Goal — Filter the entries below, keeping every line that has the word "code".

======== Provided data ========

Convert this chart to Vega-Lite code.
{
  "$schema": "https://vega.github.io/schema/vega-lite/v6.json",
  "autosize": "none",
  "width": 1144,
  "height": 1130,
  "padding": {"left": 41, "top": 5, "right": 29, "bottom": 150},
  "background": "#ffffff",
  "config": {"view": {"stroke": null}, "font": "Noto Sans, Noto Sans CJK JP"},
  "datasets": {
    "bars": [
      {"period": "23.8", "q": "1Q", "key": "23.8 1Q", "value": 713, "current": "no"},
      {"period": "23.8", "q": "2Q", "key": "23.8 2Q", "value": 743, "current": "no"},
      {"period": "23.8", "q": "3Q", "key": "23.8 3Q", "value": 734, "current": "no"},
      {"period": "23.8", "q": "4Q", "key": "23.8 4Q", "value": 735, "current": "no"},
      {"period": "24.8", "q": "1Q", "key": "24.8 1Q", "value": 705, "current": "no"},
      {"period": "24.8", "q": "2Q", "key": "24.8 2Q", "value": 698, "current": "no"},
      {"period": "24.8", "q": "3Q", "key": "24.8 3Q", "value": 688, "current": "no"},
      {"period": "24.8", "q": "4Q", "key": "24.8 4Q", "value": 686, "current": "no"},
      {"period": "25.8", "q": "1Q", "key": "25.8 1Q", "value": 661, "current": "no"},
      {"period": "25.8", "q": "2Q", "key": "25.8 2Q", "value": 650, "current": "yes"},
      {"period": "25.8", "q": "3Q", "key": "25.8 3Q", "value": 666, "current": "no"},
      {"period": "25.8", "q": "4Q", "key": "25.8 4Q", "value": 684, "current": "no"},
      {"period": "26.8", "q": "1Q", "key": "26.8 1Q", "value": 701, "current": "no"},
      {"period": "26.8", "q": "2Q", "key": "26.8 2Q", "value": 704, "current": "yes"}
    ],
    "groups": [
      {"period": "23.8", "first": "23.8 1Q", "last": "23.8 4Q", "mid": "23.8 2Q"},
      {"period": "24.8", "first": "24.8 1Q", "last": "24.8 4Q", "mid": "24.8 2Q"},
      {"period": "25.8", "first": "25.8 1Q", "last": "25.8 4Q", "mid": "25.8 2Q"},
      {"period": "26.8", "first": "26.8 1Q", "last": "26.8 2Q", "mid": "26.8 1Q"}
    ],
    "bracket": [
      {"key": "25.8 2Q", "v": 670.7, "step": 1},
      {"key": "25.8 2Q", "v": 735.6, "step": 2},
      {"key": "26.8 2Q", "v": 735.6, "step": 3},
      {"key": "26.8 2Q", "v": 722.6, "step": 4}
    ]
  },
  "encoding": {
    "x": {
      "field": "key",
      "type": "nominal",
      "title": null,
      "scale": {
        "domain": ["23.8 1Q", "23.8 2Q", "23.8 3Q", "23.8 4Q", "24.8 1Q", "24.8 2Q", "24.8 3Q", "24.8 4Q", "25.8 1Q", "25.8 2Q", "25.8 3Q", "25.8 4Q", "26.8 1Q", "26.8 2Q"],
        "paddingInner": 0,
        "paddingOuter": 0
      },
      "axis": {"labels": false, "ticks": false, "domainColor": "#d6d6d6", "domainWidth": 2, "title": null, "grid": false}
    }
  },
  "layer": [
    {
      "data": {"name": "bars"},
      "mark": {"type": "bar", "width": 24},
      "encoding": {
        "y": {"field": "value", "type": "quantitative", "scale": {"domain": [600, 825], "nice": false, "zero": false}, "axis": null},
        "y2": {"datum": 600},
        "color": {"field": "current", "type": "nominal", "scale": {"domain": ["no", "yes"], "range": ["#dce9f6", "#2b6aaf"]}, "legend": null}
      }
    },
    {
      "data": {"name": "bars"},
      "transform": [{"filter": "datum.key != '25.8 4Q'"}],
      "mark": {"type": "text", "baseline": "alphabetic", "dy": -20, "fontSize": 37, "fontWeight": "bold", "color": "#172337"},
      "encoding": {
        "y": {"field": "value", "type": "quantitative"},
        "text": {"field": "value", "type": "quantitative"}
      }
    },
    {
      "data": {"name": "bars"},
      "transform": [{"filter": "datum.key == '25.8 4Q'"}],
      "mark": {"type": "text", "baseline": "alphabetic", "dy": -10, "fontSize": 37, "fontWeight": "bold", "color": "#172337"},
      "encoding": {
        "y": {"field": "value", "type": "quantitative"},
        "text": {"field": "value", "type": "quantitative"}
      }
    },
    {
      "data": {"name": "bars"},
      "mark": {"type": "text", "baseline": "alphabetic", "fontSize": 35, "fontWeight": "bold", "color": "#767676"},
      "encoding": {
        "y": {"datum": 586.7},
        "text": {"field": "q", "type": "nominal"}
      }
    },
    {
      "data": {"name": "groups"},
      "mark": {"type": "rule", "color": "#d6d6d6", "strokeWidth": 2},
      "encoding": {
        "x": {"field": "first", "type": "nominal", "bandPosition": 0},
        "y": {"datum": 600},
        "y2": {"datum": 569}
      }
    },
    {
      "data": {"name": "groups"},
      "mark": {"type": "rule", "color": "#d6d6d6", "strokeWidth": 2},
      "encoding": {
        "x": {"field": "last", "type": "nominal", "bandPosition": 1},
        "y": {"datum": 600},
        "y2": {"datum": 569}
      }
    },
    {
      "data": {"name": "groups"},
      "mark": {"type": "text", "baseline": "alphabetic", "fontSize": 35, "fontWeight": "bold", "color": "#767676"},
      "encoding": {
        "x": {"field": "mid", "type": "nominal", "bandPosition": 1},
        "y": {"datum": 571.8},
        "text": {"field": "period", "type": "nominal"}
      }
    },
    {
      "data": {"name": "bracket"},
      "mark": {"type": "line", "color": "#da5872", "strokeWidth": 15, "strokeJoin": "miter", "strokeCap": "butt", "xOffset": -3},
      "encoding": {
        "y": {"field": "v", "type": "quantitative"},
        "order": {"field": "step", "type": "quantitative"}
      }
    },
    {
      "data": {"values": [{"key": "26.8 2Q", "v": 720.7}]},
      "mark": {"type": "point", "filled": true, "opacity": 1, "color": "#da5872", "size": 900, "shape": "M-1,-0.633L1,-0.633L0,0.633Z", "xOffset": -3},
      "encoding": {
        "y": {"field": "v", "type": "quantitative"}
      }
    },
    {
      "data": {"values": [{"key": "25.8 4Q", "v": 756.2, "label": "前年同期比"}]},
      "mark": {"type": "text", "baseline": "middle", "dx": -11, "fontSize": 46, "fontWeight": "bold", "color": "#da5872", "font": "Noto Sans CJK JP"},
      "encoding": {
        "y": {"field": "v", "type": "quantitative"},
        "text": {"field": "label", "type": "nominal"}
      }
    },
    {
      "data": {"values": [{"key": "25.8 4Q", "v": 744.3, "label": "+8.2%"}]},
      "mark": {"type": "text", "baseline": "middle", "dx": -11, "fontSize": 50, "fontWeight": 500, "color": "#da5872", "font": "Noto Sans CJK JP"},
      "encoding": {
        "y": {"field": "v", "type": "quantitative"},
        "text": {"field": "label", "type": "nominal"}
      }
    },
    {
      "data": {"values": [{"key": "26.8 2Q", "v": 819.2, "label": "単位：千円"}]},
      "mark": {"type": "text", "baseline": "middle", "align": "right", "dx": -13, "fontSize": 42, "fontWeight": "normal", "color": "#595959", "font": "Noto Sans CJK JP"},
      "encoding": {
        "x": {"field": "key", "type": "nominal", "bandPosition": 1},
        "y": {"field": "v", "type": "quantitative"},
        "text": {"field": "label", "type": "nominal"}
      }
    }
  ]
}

========
======== Provided data ========

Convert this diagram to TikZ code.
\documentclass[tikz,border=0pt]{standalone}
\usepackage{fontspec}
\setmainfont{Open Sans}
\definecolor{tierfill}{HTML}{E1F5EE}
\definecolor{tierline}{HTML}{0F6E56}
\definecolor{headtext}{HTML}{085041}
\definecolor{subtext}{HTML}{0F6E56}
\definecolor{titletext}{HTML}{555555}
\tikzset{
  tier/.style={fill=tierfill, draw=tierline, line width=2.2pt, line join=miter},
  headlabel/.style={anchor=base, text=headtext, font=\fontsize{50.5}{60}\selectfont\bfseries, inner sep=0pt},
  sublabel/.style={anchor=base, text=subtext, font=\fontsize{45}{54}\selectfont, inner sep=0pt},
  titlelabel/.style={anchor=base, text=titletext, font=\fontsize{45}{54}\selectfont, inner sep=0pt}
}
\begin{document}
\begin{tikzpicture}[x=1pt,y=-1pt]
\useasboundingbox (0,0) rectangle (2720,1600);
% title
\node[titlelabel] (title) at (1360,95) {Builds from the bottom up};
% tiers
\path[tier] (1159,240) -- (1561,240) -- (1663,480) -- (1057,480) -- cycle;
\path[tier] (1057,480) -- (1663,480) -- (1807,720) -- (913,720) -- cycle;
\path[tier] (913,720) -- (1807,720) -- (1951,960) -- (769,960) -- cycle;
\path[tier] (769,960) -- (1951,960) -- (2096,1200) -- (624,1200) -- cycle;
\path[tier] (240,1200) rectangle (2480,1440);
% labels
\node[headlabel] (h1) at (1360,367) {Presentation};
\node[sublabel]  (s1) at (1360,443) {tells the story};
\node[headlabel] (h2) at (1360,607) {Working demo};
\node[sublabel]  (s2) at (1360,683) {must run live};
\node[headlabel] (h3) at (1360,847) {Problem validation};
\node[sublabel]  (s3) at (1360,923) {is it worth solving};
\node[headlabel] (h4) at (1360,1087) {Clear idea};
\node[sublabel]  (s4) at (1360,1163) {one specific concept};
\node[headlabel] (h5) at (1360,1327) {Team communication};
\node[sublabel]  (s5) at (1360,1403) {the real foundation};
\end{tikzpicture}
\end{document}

========

Answer —
Convert this chart to Vega-Lite code.
Convert this diagram to TikZ code.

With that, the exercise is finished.